Raw records:
_ _ _ _

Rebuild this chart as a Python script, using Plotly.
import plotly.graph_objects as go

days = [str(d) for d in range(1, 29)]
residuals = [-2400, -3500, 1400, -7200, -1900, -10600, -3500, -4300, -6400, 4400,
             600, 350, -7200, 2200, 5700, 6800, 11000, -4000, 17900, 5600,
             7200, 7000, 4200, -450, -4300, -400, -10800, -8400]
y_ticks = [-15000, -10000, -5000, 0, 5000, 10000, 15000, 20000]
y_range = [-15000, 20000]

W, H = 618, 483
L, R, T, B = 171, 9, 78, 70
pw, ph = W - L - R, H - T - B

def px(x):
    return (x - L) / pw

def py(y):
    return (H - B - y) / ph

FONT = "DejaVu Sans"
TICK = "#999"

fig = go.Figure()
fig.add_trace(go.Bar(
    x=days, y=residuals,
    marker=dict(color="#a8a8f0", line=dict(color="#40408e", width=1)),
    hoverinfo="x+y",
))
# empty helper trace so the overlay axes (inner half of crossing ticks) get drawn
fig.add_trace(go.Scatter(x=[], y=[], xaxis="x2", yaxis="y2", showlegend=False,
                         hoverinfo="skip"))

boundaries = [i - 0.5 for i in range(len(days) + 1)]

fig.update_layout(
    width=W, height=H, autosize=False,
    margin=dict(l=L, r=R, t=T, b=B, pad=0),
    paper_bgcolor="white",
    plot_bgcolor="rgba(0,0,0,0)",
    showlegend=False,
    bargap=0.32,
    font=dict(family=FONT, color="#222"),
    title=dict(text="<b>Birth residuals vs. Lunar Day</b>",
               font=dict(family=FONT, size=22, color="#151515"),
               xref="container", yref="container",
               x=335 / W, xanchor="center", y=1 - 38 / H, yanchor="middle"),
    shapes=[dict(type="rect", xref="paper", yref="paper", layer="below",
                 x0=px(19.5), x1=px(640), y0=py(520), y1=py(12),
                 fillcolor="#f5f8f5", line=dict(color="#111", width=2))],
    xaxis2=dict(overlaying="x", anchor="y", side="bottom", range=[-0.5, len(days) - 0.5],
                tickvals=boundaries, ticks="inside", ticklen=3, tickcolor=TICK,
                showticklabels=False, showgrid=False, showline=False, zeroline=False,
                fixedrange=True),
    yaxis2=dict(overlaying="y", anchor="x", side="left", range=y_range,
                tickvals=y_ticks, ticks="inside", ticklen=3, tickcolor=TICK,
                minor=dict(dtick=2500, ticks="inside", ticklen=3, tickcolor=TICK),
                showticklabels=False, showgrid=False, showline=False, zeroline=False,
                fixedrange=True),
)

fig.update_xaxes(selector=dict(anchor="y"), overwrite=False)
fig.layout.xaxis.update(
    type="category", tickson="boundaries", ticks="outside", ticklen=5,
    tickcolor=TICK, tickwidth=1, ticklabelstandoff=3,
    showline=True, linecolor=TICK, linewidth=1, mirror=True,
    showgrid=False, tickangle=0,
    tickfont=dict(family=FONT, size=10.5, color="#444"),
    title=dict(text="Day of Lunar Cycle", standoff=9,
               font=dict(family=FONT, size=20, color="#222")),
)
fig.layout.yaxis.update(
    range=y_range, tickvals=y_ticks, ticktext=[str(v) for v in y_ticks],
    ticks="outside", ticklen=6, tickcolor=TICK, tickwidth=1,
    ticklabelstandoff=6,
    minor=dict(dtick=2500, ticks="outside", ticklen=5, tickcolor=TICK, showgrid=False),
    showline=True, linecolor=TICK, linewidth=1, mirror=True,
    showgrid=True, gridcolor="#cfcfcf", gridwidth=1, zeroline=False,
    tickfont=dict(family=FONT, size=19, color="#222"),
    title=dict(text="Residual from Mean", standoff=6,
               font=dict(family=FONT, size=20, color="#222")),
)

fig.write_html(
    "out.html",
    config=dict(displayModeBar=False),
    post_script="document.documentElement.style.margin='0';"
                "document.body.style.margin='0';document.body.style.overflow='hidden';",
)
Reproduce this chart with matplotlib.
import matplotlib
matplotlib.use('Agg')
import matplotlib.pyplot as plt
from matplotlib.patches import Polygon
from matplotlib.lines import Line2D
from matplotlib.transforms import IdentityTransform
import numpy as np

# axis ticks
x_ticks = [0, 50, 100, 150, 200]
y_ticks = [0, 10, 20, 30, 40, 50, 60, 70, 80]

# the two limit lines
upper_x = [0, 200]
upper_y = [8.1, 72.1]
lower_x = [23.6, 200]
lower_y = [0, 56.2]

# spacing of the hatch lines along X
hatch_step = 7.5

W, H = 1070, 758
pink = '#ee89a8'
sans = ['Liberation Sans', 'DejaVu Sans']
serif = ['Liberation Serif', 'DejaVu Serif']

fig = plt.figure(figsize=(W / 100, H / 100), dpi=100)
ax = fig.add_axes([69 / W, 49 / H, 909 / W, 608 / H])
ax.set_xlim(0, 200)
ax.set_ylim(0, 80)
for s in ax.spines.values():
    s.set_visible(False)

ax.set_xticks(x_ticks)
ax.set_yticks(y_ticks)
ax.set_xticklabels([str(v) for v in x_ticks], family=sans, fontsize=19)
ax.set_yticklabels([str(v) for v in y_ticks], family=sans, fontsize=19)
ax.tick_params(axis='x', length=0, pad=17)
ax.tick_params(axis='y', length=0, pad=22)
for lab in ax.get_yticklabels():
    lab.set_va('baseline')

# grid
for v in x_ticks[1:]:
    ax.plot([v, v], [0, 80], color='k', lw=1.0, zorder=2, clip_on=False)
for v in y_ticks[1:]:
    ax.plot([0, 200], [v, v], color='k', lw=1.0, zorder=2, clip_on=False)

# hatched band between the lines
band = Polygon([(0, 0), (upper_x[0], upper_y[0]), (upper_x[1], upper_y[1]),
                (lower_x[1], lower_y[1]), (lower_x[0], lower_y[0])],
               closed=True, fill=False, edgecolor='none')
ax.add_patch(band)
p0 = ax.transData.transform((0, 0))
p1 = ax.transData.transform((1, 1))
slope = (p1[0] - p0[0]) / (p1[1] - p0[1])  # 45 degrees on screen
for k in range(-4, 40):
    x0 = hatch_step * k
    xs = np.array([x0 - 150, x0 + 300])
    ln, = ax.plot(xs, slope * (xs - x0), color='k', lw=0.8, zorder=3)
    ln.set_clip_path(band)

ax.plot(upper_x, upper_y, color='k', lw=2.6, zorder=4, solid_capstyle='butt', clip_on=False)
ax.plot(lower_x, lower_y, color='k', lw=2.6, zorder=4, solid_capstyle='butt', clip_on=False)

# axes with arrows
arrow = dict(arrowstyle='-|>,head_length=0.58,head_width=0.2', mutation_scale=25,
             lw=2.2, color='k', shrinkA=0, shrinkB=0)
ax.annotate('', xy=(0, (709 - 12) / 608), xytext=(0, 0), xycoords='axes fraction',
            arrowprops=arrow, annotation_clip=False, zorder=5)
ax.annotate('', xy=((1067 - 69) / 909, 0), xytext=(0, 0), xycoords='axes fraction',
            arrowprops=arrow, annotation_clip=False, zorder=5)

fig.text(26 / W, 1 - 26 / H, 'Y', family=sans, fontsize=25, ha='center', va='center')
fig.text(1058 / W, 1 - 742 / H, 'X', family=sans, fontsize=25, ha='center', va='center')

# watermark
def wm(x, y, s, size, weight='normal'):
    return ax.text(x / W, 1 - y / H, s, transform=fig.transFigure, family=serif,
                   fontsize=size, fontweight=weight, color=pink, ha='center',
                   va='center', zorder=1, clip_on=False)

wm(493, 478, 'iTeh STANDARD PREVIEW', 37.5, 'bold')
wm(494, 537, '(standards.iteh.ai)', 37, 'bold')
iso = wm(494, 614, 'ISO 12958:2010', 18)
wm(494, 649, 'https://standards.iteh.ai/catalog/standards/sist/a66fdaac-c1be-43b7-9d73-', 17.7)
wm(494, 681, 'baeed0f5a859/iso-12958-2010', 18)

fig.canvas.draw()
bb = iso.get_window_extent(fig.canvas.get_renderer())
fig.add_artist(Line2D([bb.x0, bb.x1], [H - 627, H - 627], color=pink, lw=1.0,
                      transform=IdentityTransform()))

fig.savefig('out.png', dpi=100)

_ _ _ _

### [YOUR OBJECTIVE]
Copy, please, every line from the start of the entries down to the line that holds "boundaries = [i", with both of those lines included and no others.

### [SOLUTION FOR THIS TASK]
Rebuild this chart as a Python script, using Plotly.
import plotly.graph_objects as go

days = [str(d) for d in range(1, 29)]
residuals = [-2400, -3500, 1400, -7200, -1900, -10600, -3500, -4300, -6400, 4400,
             600, 350, -7200, 2200, 5700, 6800, 11000, -4000, 17900, 5600,
             7200, 7000, 4200, -450, -4300, -400, -10800, -8400]
y_ticks = [-15000, -10000, -5000, 0, 5000, 10000, 15000, 20000]
y_range = [-15000, 20000]

W, H = 618, 483
L, R, T, B = 171, 9, 78, 70
pw, ph = W - L - R, H - T - B

def px(x):
    return (x - L) / pw

def py(y):
    return (H - B - y) / ph

FONT = "DejaVu Sans"
TICK = "#999"

fig = go.Figure()
fig.add_trace(go.Bar(
    x=days, y=residuals,
    marker=dict(color="#a8a8f0", line=dict(color="#40408e", width=1)),
    hoverinfo="x+y",
))
# empty helper trace so the overlay axes (inner half of crossing ticks) get drawn
fig.add_trace(go.Scatter(x=[], y=[], xaxis="x2", yaxis="y2", showlegend=False,
                         hoverinfo="skip"))

boundaries = [i - 0.5 for i in range(len(days) + 1)]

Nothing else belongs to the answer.